* begin INFORMATION SHOWN *

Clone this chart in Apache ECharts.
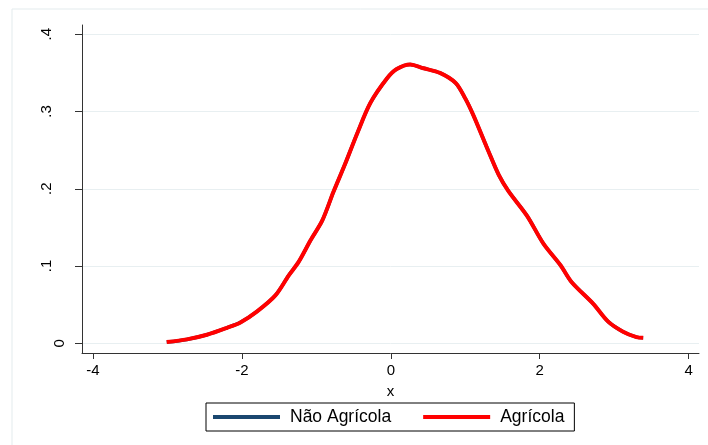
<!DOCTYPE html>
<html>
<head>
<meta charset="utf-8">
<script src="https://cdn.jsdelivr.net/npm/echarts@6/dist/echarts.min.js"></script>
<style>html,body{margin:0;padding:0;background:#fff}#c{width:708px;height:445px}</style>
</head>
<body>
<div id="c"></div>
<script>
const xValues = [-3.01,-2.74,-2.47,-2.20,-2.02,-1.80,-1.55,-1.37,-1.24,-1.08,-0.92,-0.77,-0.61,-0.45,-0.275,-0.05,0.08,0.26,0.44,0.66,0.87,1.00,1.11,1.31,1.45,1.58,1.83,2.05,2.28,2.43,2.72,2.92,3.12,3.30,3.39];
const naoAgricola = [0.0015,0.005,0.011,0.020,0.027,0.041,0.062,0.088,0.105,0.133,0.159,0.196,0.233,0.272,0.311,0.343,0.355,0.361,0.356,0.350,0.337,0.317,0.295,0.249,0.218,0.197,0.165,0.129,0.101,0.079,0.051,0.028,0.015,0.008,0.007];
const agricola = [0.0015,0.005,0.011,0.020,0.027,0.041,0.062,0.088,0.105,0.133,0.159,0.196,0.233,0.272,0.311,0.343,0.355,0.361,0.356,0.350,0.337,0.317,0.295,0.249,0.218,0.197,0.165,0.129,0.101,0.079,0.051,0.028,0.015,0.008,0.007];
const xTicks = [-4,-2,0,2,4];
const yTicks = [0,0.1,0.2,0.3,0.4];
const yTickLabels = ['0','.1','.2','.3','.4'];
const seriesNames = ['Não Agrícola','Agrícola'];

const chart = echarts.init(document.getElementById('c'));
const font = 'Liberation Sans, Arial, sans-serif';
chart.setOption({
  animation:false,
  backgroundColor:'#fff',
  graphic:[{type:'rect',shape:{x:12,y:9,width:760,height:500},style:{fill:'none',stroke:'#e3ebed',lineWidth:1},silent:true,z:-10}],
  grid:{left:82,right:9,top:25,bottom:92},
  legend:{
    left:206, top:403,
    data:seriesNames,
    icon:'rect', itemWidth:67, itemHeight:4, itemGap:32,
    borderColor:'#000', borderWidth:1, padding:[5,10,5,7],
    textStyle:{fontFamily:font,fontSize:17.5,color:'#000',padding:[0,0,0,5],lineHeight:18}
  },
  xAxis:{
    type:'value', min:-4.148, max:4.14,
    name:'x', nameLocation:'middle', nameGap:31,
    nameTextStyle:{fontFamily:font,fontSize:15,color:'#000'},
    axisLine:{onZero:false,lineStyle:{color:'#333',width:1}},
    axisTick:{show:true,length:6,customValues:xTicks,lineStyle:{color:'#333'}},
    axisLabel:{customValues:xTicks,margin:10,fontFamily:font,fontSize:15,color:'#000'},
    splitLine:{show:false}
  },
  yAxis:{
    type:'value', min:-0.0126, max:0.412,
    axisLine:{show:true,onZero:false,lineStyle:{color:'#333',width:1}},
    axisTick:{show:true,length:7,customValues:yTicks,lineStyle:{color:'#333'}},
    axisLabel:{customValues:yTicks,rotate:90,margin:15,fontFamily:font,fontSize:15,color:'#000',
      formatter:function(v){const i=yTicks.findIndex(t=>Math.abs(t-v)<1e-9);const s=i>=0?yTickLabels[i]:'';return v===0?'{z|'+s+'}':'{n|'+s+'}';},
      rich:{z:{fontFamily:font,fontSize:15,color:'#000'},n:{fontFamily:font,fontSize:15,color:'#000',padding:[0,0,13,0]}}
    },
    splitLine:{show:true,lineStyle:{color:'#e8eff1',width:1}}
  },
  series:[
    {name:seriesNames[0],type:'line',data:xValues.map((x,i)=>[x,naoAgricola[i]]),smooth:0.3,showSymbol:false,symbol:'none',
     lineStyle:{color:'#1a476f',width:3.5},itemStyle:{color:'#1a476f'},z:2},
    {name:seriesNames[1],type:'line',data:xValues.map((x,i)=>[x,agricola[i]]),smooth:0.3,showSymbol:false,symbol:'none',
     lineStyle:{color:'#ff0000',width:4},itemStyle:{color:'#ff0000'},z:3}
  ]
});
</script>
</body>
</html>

* end INFORMATION SHOWN *

- DESCRIPTION OF THE TASK
Working from the lines above, reproduce the material exactly and exclude its pictures.

- EXERCISE ANSWER
Clone this chart in Apache ECharts.
<!DOCTYPE html>
<html>
<head>
<meta charset="utf-8">
<script src="https://cdn.jsdelivr.net/npm/echarts@6/dist/echarts.min.js"></script>
<style>html,body{margin:0;padding:0;background:#fff}#c{width:708px;height:445px}</style>
</head>
<body>
<div id="c"></div>
<script>
const xValues = [-3.01,-2.74,-2.47,-2.20,-2.02,-1.80,-1.55,-1.37,-1.24,-1.08,-0.92,-0.77,-0.61,-0.45,-0.275,-0.05,0.08,0.26,0.44,0.66,0.87,1.00,1.11,1.31,1.45,1.58,1.83,2.05,2.28,2.43,2.72,2.92,3.12,3.30,3.39];
const naoAgricola = [0.0015,0.005,0.011,0.020,0.027,0.041,0.062,0.088,0.105,0.133,0.159,0.196,0.233,0.272,0.311,0.343,0.355,0.361,0.356,0.350,0.337,0.317,0.295,0.249,0.218,0.197,0.165,0.129,0.101,0.079,0.051,0.028,0.015,0.008,0.007];
const agricola = [0.0015,0.005,0.011,0.020,0.027,0.041,0.062,0.088,0.105,0.133,0.159,0.196,0.233,0.272,0.311,0.343,0.355,0.361,0.356,0.350,0.337,0.317,0.295,0.249,0.218,0.197,0.165,0.129,0.101,0.079,0.051,0.028,0.015,0.008,0.007];
const xTicks = [-4,-2,0,2,4];
const yTicks = [0,0.1,0.2,0.3,0.4];
const yTickLabels = ['0','.1','.2','.3','.4'];
const seriesNames = ['Não Agrícola','Agrícola'];

const chart = echarts.init(document.getElementById('c'));
const font = 'Liberation Sans, Arial, sans-serif';
chart.setOption({
  animation:false,
  backgroundColor:'#fff',
  graphic:[{type:'rect',shape:{x:12,y:9,width:760,height:500},style:{fill:'none',stroke:'#e3ebed',lineWidth:1},silent:true,z:-10}],
  grid:{left:82,right:9,top:25,bottom:92},
  legend:{
    left:206, top:403,
    data:seriesNames,
    icon:'rect', itemWidth:67, itemHeight:4, itemGap:32,
    borderColor:'#000', borderWidth:1, padding:[5,10,5,7],
    textStyle:{fontFamily:font,fontSize:17.5,color:'#000',padding:[0,0,0,5],lineHeight:18}
  },
  xAxis:{
    type:'value', min:-4.148, max:4.14,
    name:'x', nameLocation:'middle', nameGap:31,
    nameTextStyle:{fontFamily:font,fontSize:15,color:'#000'},
    axisLine:{onZero:false,lineStyle:{color:'#333',width:1}},
    axisTick:{show:true,length:6,customValues:xTicks,lineStyle:{color:'#333'}},
    axisLabel:{customValues:xTicks,margin:10,fontFamily:font,fontSize:15,color:'#000'},
    splitLine:{show:false}
  },
  yAxis:{
    type:'value', min:-0.0126, max:0.412,
    axisLine:{show:true,onZero:false,lineStyle:{color:'#333',width:1}},
    axisTick:{show:true,length:7,customValues:yTicks,lineStyle:{color:'#333'}},
    axisLabel:{customValues:yTicks,rotate:90,margin:15,fontFamily:font,fontSize:15,color:'#000',
      formatter:function(v){const i=yTicks.findIndex(t=>Math.abs(t-v)<1e-9);const s=i>=0?yTickLabels[i]:'';return v===0?'{z|'+s+'}':'{n|'+s+'}';},
      rich:{z:{fontFamily:font,fontSize:15,color:'#000'},n:{fontFamily:font,fontSize:15,color:'#000',padding:[0,0,13,0]}}
    },
    splitLine:{show:true,lineStyle:{color:'#e8eff1',width:1}}
  },
  series:[
    {name:seriesNames[0],type:'line',data:xValues.map((x,i)=>[x,naoAgricola[i]]),smooth:0.3,showSymbol:false,symbol:'none',
     lineStyle:{color:'#1a476f',width:3.5},itemStyle:{color:'#1a476f'},z:2},
    {name:seriesNames[1],type:'line',data:xValues.map((x,i)=>[x,agricola[i]]),smooth:0.3,showSymbol:false,symbol:'none',
     lineStyle:{color:'#ff0000',width:4},itemStyle:{color:'#ff0000'},z:3}
  ]
});
</script>
</body>
</html>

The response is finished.